Depending on how much thought you really put into that subcontracting plan, you could be setting yourself up to face more problems than you realize.
Subcontractors can be tremendously beneficial to your proposal; a good sub can bolster your qualifications and make you more likely to win the contract. As the prime, however, you need to make sure you’re doing your homework on the subs you plan to use. Here are three of the most common subcontracting pitfalls you need to avoid:
1. Hiring Underqualified Subs
Hiring an underqualified sub is one of the worst mistakes you can make, especially on a construction project. To ensure the technical qualifications of prospective subs, it’s a good idea to take the project specifications from the RFP and create a list of desirable qualifications that exceeds what is necessary for the scope of work.
Consider qualification items like similar project experience, project management and staffing approaches, client satisfaction, company safety policies, and others. Compiling a list of acceptable subs based on qualifications that go beyond what is required by the contract at hand will set your proposal up for success.

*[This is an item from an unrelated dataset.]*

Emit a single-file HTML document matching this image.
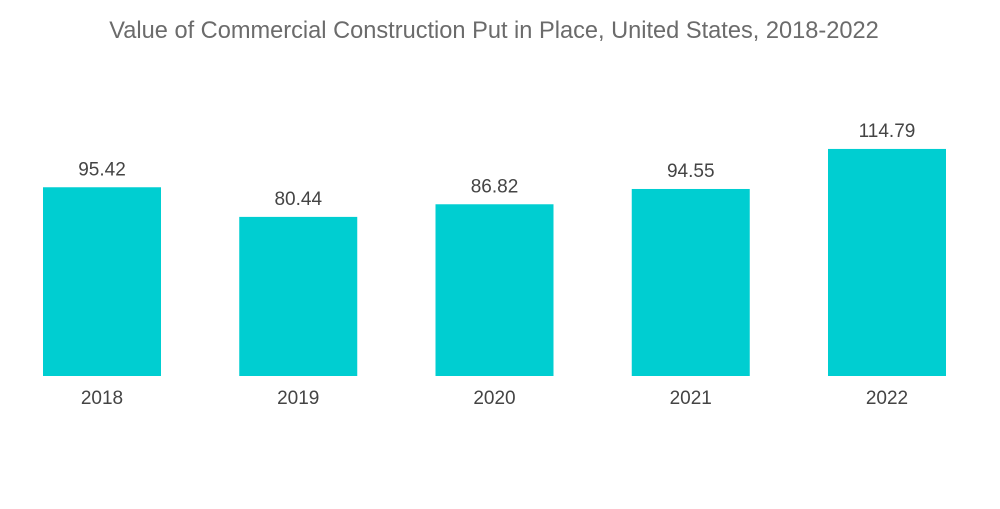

2. Hiring Subs With Poor Past Performance
You have to take a close look at your proposed subs’ past performance references, because the Government is certainly going to. In a recent bid protest, a $147 million award made by NASA was challenged on the basis that the awardee’s proposed subcontractor had received only a “moderate” confidence rating on a contract it referenced as past performance. Although the proposal was unsuccessful, the big takeaway was that the Government evaluators do look into subs’ past performance references, and it’s a good idea for you, as the prime, to have already done that research.
If you’re proposing a sub that has skeletons in the closet, you need to know in advance—either so that you can explain them away, or so that you have time to propose a different subcontractor.
3. Failing to Negotiate Intellectual Property Clauses
For many federal contractors, success in the marketplace depends on their ability to develop and maintain proprietary software and processes that distinguish them from the competition. When teaming with a subcontractor, it’s important to execute, prior to the disclosure of any proprietary information, a written confidentiality agreement restricting access to that information by third parties.
Ownership of intellectual property created during the course of performance should be negotiated, too, especially if the delivery of software or other technology is central to contract performance. Whether the sub will be creating works for hire, retaining ownership of intellectual property that is licensed to the prime, or participating in the creation of intellectual property that will be jointly owned by the prime and the sub, it’s important to have ownership details ironed out in advance in order to keep unintended prime/sub conflicts from throwing the project off course.
The Government is going to do its homework when it comes to the subcontractors you list in your proposal. Evaluators will dig into your proposed subs’ qualifications and past performance; you don’t want to be in the position of being surprised by their findings. If you avoid proposing subs that are underqualified or light on favorable past performance, and you take the extra steps to clearly delineate intellectual property ownership in advance, you can proceed knowing that your prime/sub relationship will be a benefit to your proposal rather than a liability.